Goal:
Gather each line of the records where "with" appears.

Plotting code records:
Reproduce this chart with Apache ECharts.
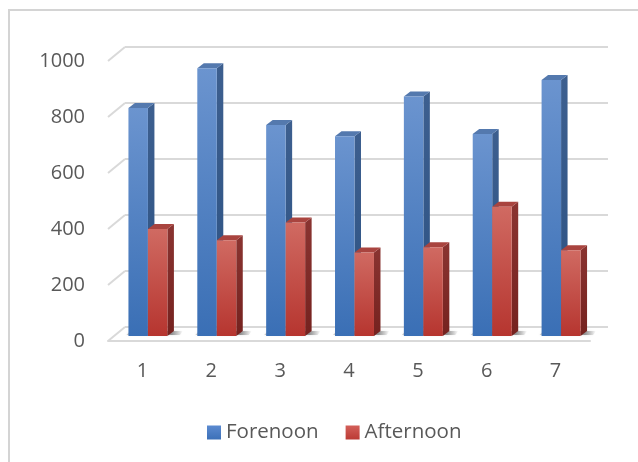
<!DOCTYPE html>
<html>
<head>
<meta charset="utf-8">
<script src="https://cdn.jsdelivr.net/npm/echarts@6/dist/echarts.min.js"></script>
<style>
  html, body { margin: 0; padding: 0; background: #ffffff; }
  #chart { width: 638px; height: 462px; }
</style>
</head>
<body>
<div id="chart"></div>
<script>
// Sessions and counts per session
const categories = ['1', '2', '3', '4', '5', '6', '7'];
const forenoon = [814, 956, 754, 713, 855, 721, 914];
const afternoon = [382, 342, 405, 298, 317, 462, 306];
const yTicks = [0, 200, 400, 600, 800, 1000];

// Oblique projection: back wall offset and bar depth offsets (pixels)
const WALL_DX = 17, WALL_DY = -14;
const BAR_OX = 5.5, BAR_OY = -5;      // bars sit a little behind the front plane
const DEPTH_DX = 6.5, DEPTH_DY = -5;  // visible depth of each column
const BAR_FRAC = 0.283;                // column width as a share of the category band

const FONT = 'Open Sans';
const TEXT = '#595959';
const GRID = '#d9d9d9';

const lg = (c0, c1) => new echarts.graphic.LinearGradient(0, 0, 0, 1, [
  { offset: 0, color: c0 }, { offset: 1, color: c1 }
]);

const palette = {
  blue: { front: lg('#6b94cf', '#3a6fb5'), side: lg('#3d5f8f', '#2c5283'), top: '#5479ae' },
  red:  { front: lg('#d06a62', '#b6352f'), side: lg('#8a3431', '#75221f'), top: '#a9443f' }
};

function columnRenderer(colors, slot) {
  return function (params, api) {
    const i = api.value(0);
    const v = api.value(1);
    const top = api.coord([i, v]);
    const base = api.coord([i, 0]);
    const band = api.size([1, 0])[0];
    const w = band * BAR_FRAC;
    const x0 = top[0] + BAR_OX + (slot === 0 ? -w : 0);
    const yt = top[1] + BAR_OY;
    const yb = base[1] + BAR_OY;
    const x1 = x0 + w;
    return {
      type: 'group',
      children: [
        {
          type: 'polygon',
          shape: { points: [[x1, yt], [x1 + DEPTH_DX, yt + DEPTH_DY], [x1 + DEPTH_DX, yb + DEPTH_DY], [x1, yb]] },
          style: { fill: colors.side }
        },
        {
          type: 'polygon',
          shape: { points: [[x0, yt], [x0 + DEPTH_DX, yt + DEPTH_DY], [x1 + DEPTH_DX, yt + DEPTH_DY], [x1, yt]] },
          style: { fill: colors.top }
        },
        {
          type: 'rect',
          shape: { x: x0, y: yt, width: w, height: yb - yt },
          style: { fill: colors.front }
        }
      ]
    };
  };
}

// Soft shadow cast on the floor by each pair of columns
function shadowRenderer(params, api) {
  const i = api.value(0);
  const base = api.coord([i, 0]);
  const band = api.size([1, 0])[0];
  const w = band * BAR_FRAC;
  const xl = base[0] + BAR_OX - w - 2;
  const xr = base[0] + BAR_OX + w + DEPTH_DX + 9;
  const yb = base[1] + BAR_OY;
  return {
    type: 'polygon',
    shape: { points: [[xl, yb - 1], [xl + 4, yb - 5], [xr, yb - 5], [xr - 3, yb - 1]] },
    style: {
      fill: new echarts.graphic.LinearGradient(0, 0, 1, 0, [
        { offset: 0, color: 'rgba(60,60,60,0.25)' },
        { offset: 0.8, color: 'rgba(40,40,40,0.45)' },
        { offset: 1, color: 'rgba(40,40,40,0)' }
      ]),
      shadowBlur: 3, shadowColor: 'rgba(60,60,60,0.35)'
    }
  };
}

// Diagonal gridline stubs on the left wall
function wallRenderer(params, api) {
  const y = api.coord([0, api.value(1)])[1];
  const x = params.coordSys.x;
  return {
    type: 'line',
    shape: { x1: x, y1: y, x2: x + WALL_DX, y2: y + WALL_DY },
    style: { stroke: GRID, lineWidth: 2 }
  };
}

const chart = echarts.init(document.getElementById('chart'), null, { renderer: 'canvas' });

chart.setOption({
  backgroundColor: '#ffffff',
  animation: false,
  textStyle: { fontFamily: FONT },
  graphic: [
    { type: 'line', shape: { x1: 8, y1: 10, x2: 638, y2: 10 }, style: { stroke: '#d4d4d4', lineWidth: 2 }, silent: true },
    { type: 'line', shape: { x1: 9, y1: 10, x2: 9, y2: 462 }, style: { stroke: '#d4d4d4', lineWidth: 2 }, silent: true }
  ],
  legend: {
    data: ['Forenoon', 'Afternoon'],
    top: 417,
    left: 202,
    icon: 'rect',
    itemWidth: 14,
    itemHeight: 14,
    itemGap: 27,
    textStyle: { fontFamily: FONT, fontSize: 20.5, color: TEXT }
  },
  grid: [
    { left: 108, top: 61, width: 482, height: 280 },               // front plane
    { left: 108 + WALL_DX, top: 61 + WALL_DY, width: 483, height: 280 } // back wall
  ],
  xAxis: [
    {
      gridIndex: 0, type: 'category', data: categories,
      axisLine: { show: true, lineStyle: { color: GRID, width: 2 } },
      axisTick: { show: false },
      axisLabel: { fontFamily: FONT, fontSize: 20, color: TEXT, margin: 20 }
    },
    {
      gridIndex: 1, type: 'category', data: categories, show: false
    }
  ],
  yAxis: [
    {
      gridIndex: 0, type: 'value', min: 0, max: 1000, interval: 200,
      axisLine: { show: false }, axisTick: { show: false }, splitLine: { show: false },
      axisLabel: { fontFamily: FONT, fontSize: 20, color: TEXT, margin: 23, formatter: v => String(v) }
    },
    {
      gridIndex: 1, type: 'value', min: 0, max: 1000, interval: 200,
      axisLine: { show: false }, axisTick: { show: false }, axisLabel: { show: false },
      splitLine: { show: true, lineStyle: { color: GRID, width: 2 } }
    }
  ],
  series: [
    {
      type: 'custom', xAxisIndex: 0, yAxisIndex: 0, silent: true,
      renderItem: wallRenderer,
      data: yTicks.map(v => [0, v]),
      z: 1
    },
    {
      type: 'custom', xAxisIndex: 0, yAxisIndex: 0, silent: true,
      renderItem: shadowRenderer,
      data: categories.map((c, i) => [i, 0]),
      z: 2
    },
    {
      name: 'Forenoon', type: 'custom', xAxisIndex: 0, yAxisIndex: 0,
      itemStyle: { color: lg('#5b8ad0', '#3c70b8') },
      renderItem: columnRenderer(palette.blue, 0),
      encode: { x: 0, y: 1 },
      data: forenoon.map((v, i) => [i, v]),
      z: 3
    },
    {
      name: 'Afternoon', type: 'custom', xAxisIndex: 0, yAxisIndex: 0,
      itemStyle: { color: lg('#d35f59', '#bb3b35') },
      renderItem: columnRenderer(palette.red, 1),
      encode: { x: 0, y: 1 },
      data: afternoon.map((v, i) => [i, v]),
      z: 4
    }
  ]
});
</script>
</body>
</html>
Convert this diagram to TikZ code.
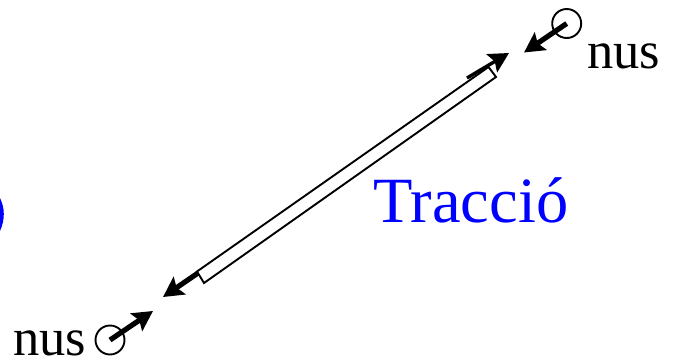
\documentclass[tikz,border=0pt]{standalone}
\usepackage{fontspec}
\setmainfont{Liberation Serif}
\usetikzlibrary{arrows.meta}
\definecolor{tblue}{RGB}{0,0,255}
\tikzset{
  force/.style={line width=5.2pt,-{Triangle[width=21pt,length=20pt,inset=3.5pt,sep=0pt]}},
  nusc/.style={circle,draw=black,line width=1.9pt,minimum size=29pt,inner sep=0pt},
  lab/.style={anchor=base west,inner sep=0pt,font=\fontsize{52.5}{53}\selectfont},
  barline/.style={draw=black,line width=1.9pt,line join=miter}
}
\begin{document}
\begin{tikzpicture}[x=1pt,y=-1pt]
\useasboundingbox (0,0) rectangle (676,362);
% blue fragment at the left edge
\fill[tblue] (0,198) .. controls (2.8,204) and (3.8,209) .. (3.8,214) .. controls (3.8,219) and (2.8,225) .. (0,231) -- cycle;
% bar
\coordinate (b1) at (197,271.5);
\coordinate (b2) at (204,283);
\coordinate (b3) at (496,77);
\coordinate (b4) at (488.5,67);
\draw[barline] (b1) -- (b2) -- (b3) -- (b4) -- cycle;
% nodes
\node[nusc] (topn) at (566.7,23.5) {};
\node[nusc] (botn) at (110,340) {};
\coordinate (tb) at (524,52.5);
\coordinate (bb) at (153,311);
\coordinate (ta) at (509,53);
\coordinate (ts) at (467,78);
\coordinate (ba) at (163,297);
\coordinate (bs) at (198,273);
\draw[force] (topn.center) -- (tb);
\draw[force] (botn.center) -- (bb);
\draw[force,line width=3.4pt] (ts) -- (ta);
\draw[force] (bs) -- (ba);
\node[lab] (nt) at (587,68) {nus};
\node[lab] (nb) at (13,355.5) {nus};
\node[anchor=base west,inner sep=0pt,text=tblue,font=\fontsize{64.5}{65}\selectfont] (tr) at (373.5,222) {Tracció};
\end{tikzpicture}
\end{document}
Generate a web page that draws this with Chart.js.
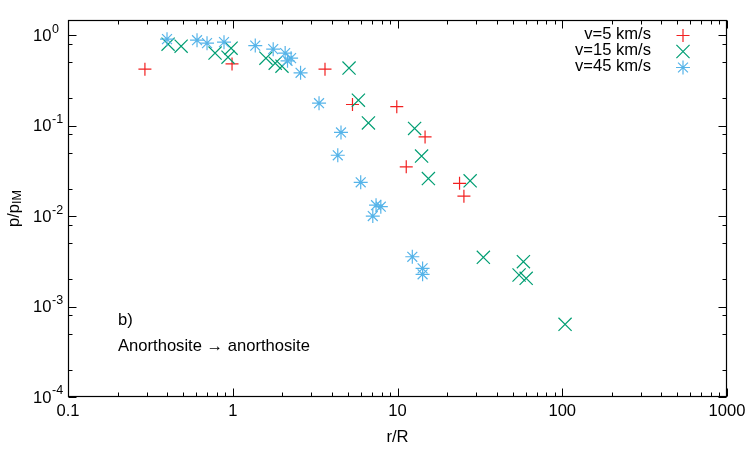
<!DOCTYPE html>
<html>
<head>
<meta charset="utf-8">
<script src="https://cdn.jsdelivr.net/npm/chart.js"></script>
<style>
  html, body { margin: 0; padding: 0; background: #fff; }
</style>
</head>
<body>
<canvas id="chart" width="750" height="450"></canvas>
<script>
// r/R and p/p_IM, one pair of arrays per impact speed
const v5R  = [0.293, 0.99, 3.63, 5.33, 9.9, 11.3, 14.7, 23.8, 25.3];
const v5P  = [0.42, 0.48, 0.42, 0.171, 0.162, 0.035, 0.075, 0.023, 0.0166];

const v15R = [0.405, 0.486, 0.781, 0.936, 0.977, 1.59, 1.81, 1.99, 5.08, 5.79, 6.66, 12.7, 14.0, 15.4, 27.6, 33.2, 54.7, 58.1, 60.4, 104];
const v15P = [0.795, 0.756, 0.633, 0.571, 0.718, 0.557, 0.49, 0.454, 0.432, 0.191, 0.107, 0.093, 0.046, 0.026, 0.0245, 0.0035, 0.00223, 0.00313, 0.00205, 0.000636];

const v45R = [0.399, 0.607, 0.698, 0.885, 1.37, 1.76, 2.08, 2.26, 2.15, 2.58, 3.34, 4.54, 4.34, 5.98, 7.41, 7.92, 7.08, 12.3, 14.2, 14.2];
const v45P = [0.903, 0.88, 0.816, 0.837, 0.766, 0.70, 0.633, 0.557, 0.52, 0.383, 0.177, 0.084, 0.047, 0.0236, 0.0132, 0.0127, 0.0100, 0.00355, 0.00264, 0.00227];

const seriesLabels = ['v=5 km/s', 'v=15 km/s', 'v=45 km/s'];
const xTickValues = [0.1, 1, 10, 100, 1000];
const xTickLabels = ['0.1', '1', '10', '100', '1000'];
const yTickValues = [1e-4, 1e-3, 1e-2, 1e-1, 1];
const yTickExponents = ['-4', '-3', '-2', '-1', '0'];
const xMinorSteps = [2, 3, 4, 5, 6, 7, 8, 9];
const yMinorSteps = [2, 5, 8];

const FONT = '"Liberation Sans", Arial, Helvetica, sans-serif';
const FS = 16.6;
Chart.defaults.font.family = FONT;

const toPoints = (xs, ys) => xs.map((v, i) => ({x: v, y: ys[i]}));

const styles = [
    {color: '#f22020', pointStyle: 'cross', radius: 6.5},
    {color: '#009e73', pointStyle: 'crossRot', radius: 9.3},
    {color: '#56b4e9', pointStyle: 'star', radius: 7}
];

const datasets = [[v5R, v5P], [v15R, v15P], [v45R, v45P]].map(([xs, ys], i) => ({
    label: seriesLabels[i],
    data: toPoints(xs, ys),
    pointStyle: styles[i].pointStyle,
    pointRadius: styles[i].radius,
    pointHoverRadius: styles[i].radius,
    borderColor: styles[i].color,
    backgroundColor: styles[i].color,
    pointBorderWidth: 1.2,
    showLine: false,
    order: 3 - i
}));

// gnuplot-like frame, inward ticks, exponent labels, titles and key
const framePlugin = {
    id: 'frame',
    afterDraw(chart) {
        const {ctx, chartArea: a, scales: {x, y}} = chart;
        ctx.save();
        ctx.strokeStyle = '#000';
        ctx.lineWidth = 1;

        const L = Math.round(a.left) + 0.5, R = Math.round(a.right) - 0.5;
        const T = Math.round(a.top) + 0.5, B = Math.round(a.bottom) - 0.5;

        ctx.beginPath();
        const xTick = (v, len) => {
            const px = Math.round(x.getPixelForValue(v)) + 0.5;
            ctx.moveTo(px, B); ctx.lineTo(px, B - len);
            ctx.moveTo(px, T); ctx.lineTo(px, T + len);
        };
        const yTick = (v, len) => {
            const py = Math.round(y.getPixelForValue(v)) + 0.5;
            ctx.moveTo(L, py); ctx.lineTo(L + len, py);
            ctx.moveTo(R, py); ctx.lineTo(R - len, py);
        };
        xTickValues.forEach((d, i) => {
            xTick(d, 8);
            if (i < xTickValues.length - 1) xMinorSteps.forEach(k => xTick(d * k, 4));
        });
        yTickValues.forEach(d => {
            if (d <= y.max) yTick(d, 8);
            yMinorSteps.forEach(k => { if (d * k <= y.max && d * k >= y.min) yTick(d * k, 4); });
        });
        ctx.stroke();

        ctx.lineWidth = 1.2;
        ctx.strokeRect(L, T, R - L, B - T);

        ctx.fillStyle = '#000';
        ctx.textBaseline = 'middle';
        ctx.textAlign = 'left';
        yTickValues.forEach((d, i) => {
            const py = y.getPixelForValue(d);
            ctx.font = FS + 'px ' + FONT;
            ctx.fillText('10', 33, py + 1);
            ctx.font = '12.5px ' + FONT;
            ctx.fillText(yTickExponents[i], 52, py - 6);
        });

        // axis titles
        ctx.textAlign = 'center';
        ctx.font = FS + 'px ' + FONT;
        ctx.fillText('r/R', (a.left + a.right) / 2, 437);

        ctx.save();
        ctx.translate(15, (a.top + a.bottom) / 2);
        ctx.rotate(-Math.PI / 2);
        ctx.textAlign = 'left';
        const base = 'p/p';
        ctx.font = FS + 'px ' + FONT;
        const wBase = ctx.measureText(base).width;
        ctx.font = '12.5px ' + FONT;
        const wSub = ctx.measureText('IM').width;
        const start = -(wBase + wSub) / 2;
        ctx.font = FS + 'px ' + FONT;
        ctx.fillText(base, start, -1);
        ctx.font = '12.5px ' + FONT;
        ctx.fillText('IM', start + wBase, 3);
        ctx.restore();

        // annotations
        ctx.textAlign = 'left';
        ctx.font = FS + 'px ' + FONT;
        ctx.fillText('b)', 118, 320);
        ctx.fillText('Anorthosite \u2192 anorthosite', 118, 346);

        // key
        ctx.textAlign = 'right';
        chart.data.datasets.forEach((ds, i) => {
            const ty = 34 + i * 16;
            ctx.fillStyle = '#000';
            ctx.fillText(ds.label, 651, ty);
            ctx.strokeStyle = ds.borderColor;
            ctx.lineWidth = 1.2;
            Chart.helpers.drawPoint(ctx, {
                pointStyle: ds.pointStyle, radius: ds.pointRadius, borderWidth: 1.2, rotation: 0
            }, 683, ty + 1.5);
        });
        ctx.restore();
    }
};

new Chart(document.getElementById('chart'), {
    type: 'scatter',
    data: {datasets},
    options: {
        responsive: false,
        animation: false,
        layout: {padding: {left: 0, right: 23, top: 20, bottom: 0}},
        plugins: {legend: {display: false}, tooltip: {enabled: false}},
        scales: {
            x: {
                type: 'logarithmic',
                min: 0.1,
                max: 1000,
                border: {display: false},
                grid: {display: false, drawTicks: false},
                afterBuildTicks: s => { s.ticks = xTickValues.map(v => ({value: v})); },
                afterFit: s => { s.height = 53; s.paddingLeft = 0; s.paddingRight = 0; },
                ticks: {
                    autoSkip: false,
                    maxRotation: 0,
                    padding: 4,
                    color: '#000',
                    font: {size: FS},
                    callback: v => xTickLabels[xTickValues.indexOf(v)] ?? ''
                }
            },
            y: {
                type: 'logarithmic',
                min: 1e-4,
                max: 1.47,
                border: {display: false},
                grid: {display: false, drawTicks: false},
                afterFit: s => { s.width = 68; },
                ticks: {display: false}
            }
        }
    },
    plugins: [framePlugin]
});
</script>
</body>
</html>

Exercise response:
Reproduce this chart with Apache ECharts.
Generate a web page that draws this with Chart.js.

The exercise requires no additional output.